Abandonment and Release
“Most people have a question they ask spiritual teachers over and over again, and this is mine: How can I put forth effort and also rest? [italics in original] I open Goldstein’s book to find an answer and come across this line: ‘Abandon those unwholesome states that have already arisen.’…To abandon does not mean in this context that the life in something disappears, but that you let it move on without you….If all management generates an abandoned area, [italics in original] then we know that release is just around the corner. We know that cannot manage all of our gardens, all of our bodies. We know they will abandon us, be released from us whether we like it or not.” Notes on Abandon, by Leora Fridman,p. 53, Tricycle, Fall 2016
This is where I am at: abandoning and being abandoned, looking forward to release.
Last night, I talked to a neighbor and told her I sold my house for 15k. I could tell she was not happy. I just killed her property value. But my house was on the market for over a year and she never asked what I would take for it. Her lack of enlightened self-interest just hurt her financial best interests. I am not angry with her. I actually feel bad for her. In this individualistic culture, people just don’t think long-term. I had decisions to make and I made them without a lot of support or resources. And it is just now dawning on people that my choices might impact their lives negatively. Oh well. It is so not my problem anymore.

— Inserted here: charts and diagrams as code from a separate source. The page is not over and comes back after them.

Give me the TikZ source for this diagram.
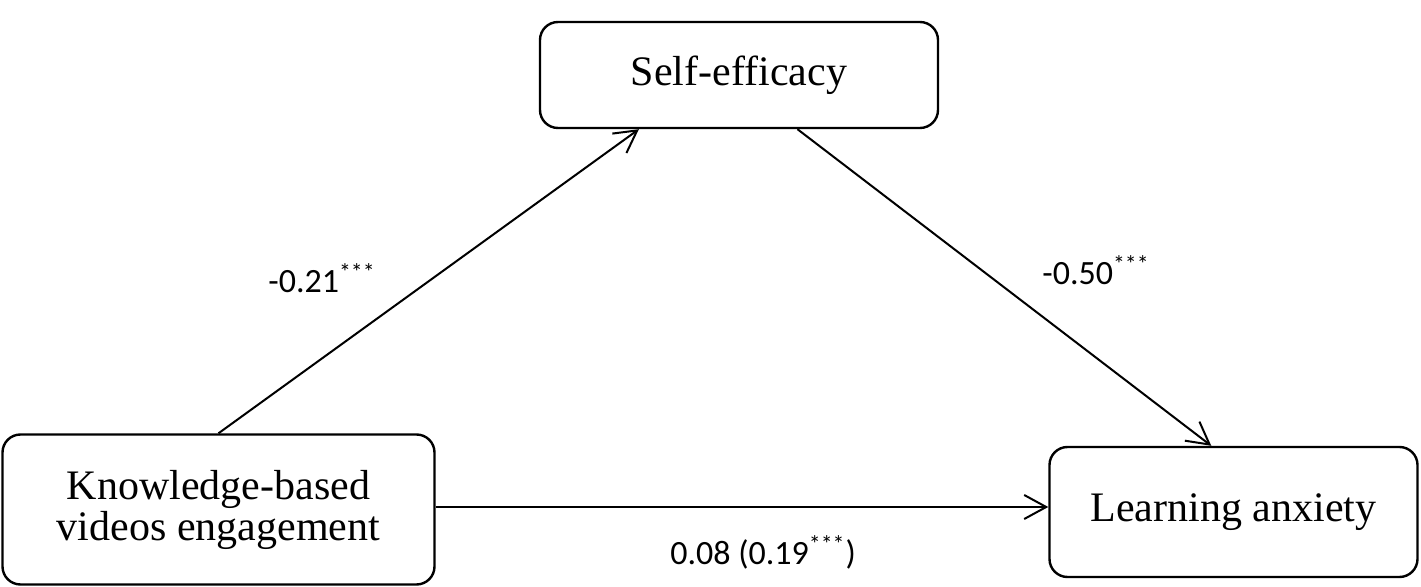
\documentclass[tikz,border=0pt]{standalone}
\usepackage{fontspec}
\setmainfont{Liberation Serif}
\newfontfamily\lblfont{Carlito}
\usetikzlibrary{arrows.meta,positioning,calc}

\begin{document}
\begin{tikzpicture}[x=0.5pt,y=-0.5pt]
	\tikzstyle{var}
	  =[draw, line width=1.2pt, rectangle, rounded corners=9pt,
	  align=center, font=\fontsize{21}{20.5}\selectfont]
	\tikzstyle{path}
	  =[line width=1pt, -{Straight Barb[length=11pt, width=12pt, line width=1pt]}]
	\tikzstyle{coef}
	  =[inner sep=0pt, anchor=base west, font=\lblfont\fontsize{17}{20}\selectfont]

	\useasboundingbox (0,0) rectangle (1421,587);

	\node[var, minimum width=216pt, minimum height=75pt] (kbve)
	  at (218.5,509.5) {Knowledge-based\\videos engagement};
	\node[var, minimum width=199pt, minimum height=53pt] (self)
	  at (739,75) {Self-efficacy};
	\node[var, minimum width=184pt, minimum height=65pt] (anx)
	  at (1233.5,512) {Learning anxiety};

	\draw[path] (kbve.north)
	  -- ($(self.south west)!0.25!(self.south east)$);
	\draw[path] ($(self.south west)!0.646!(self.south east)$)
	  -- ($(anx.north west)!0.44!(anx.north east)$);
	\draw[path] (kbve.east |- 0,507)
	  -- (anx.west |- 0,507);

	\node[coef] (c1) at (268,293) {-0.21\textsuperscript{***}};
	\node[coef] (c2) at (1042,285) {-0.50\textsuperscript{***}};
	\node[coef] (c3) at (670,565) {0.08 (0.19\textsuperscript{***})};
\end{tikzpicture}
\end{document}
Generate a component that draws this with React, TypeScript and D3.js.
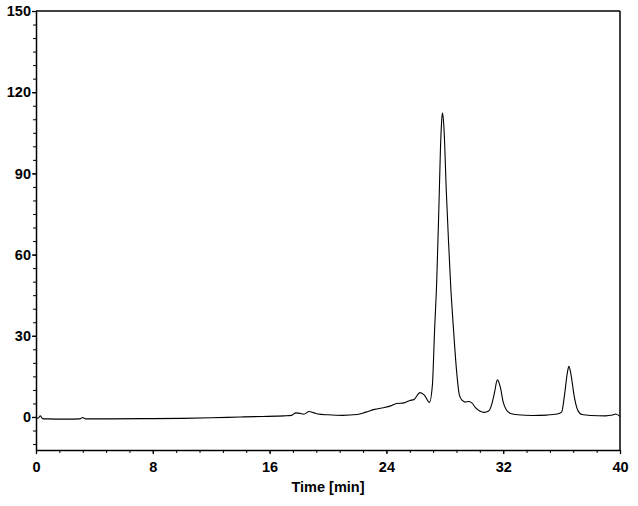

Yesterday I bought a disposable phone I can put minutes on. I had problems getting it activated, so I took it back to Wal-Mart. Today it worked because it took more time than usual to get activated. On the way, I was nervous, but decided to abandon the fear. There it was, but if they didn’t get it to work or give me my money back, I would end up going to Verizon and just getting a new phone on my old line. The point is that I do not have a choice. I must be reachable while down in West Virginia looking for a place to live. I have to have a phone. Period. Regardless of my negative feelings or anything else. They got it working. Yea.
So I decided that I could treat myself by going to some locally-owned Lansing eatery one last time. And I realized that all my favorite local places had gone out of business years ago. I didn’t abandon Lansing; it abandoned me. So many times, we do not realize just how much things have changed until we wake up, look around, and say, “Oh my god. Where did everyone go?” Lansing isn’t even a shadow of what it used to be.
Things change. I only have so much time, energy, and money. I must prioritize. Things will be abandoned in the quest for sanity while I try to take care of Barry and myself. My philosophy has always been “If you’re not going to help, you don’t get a vote.” Is anyone listening?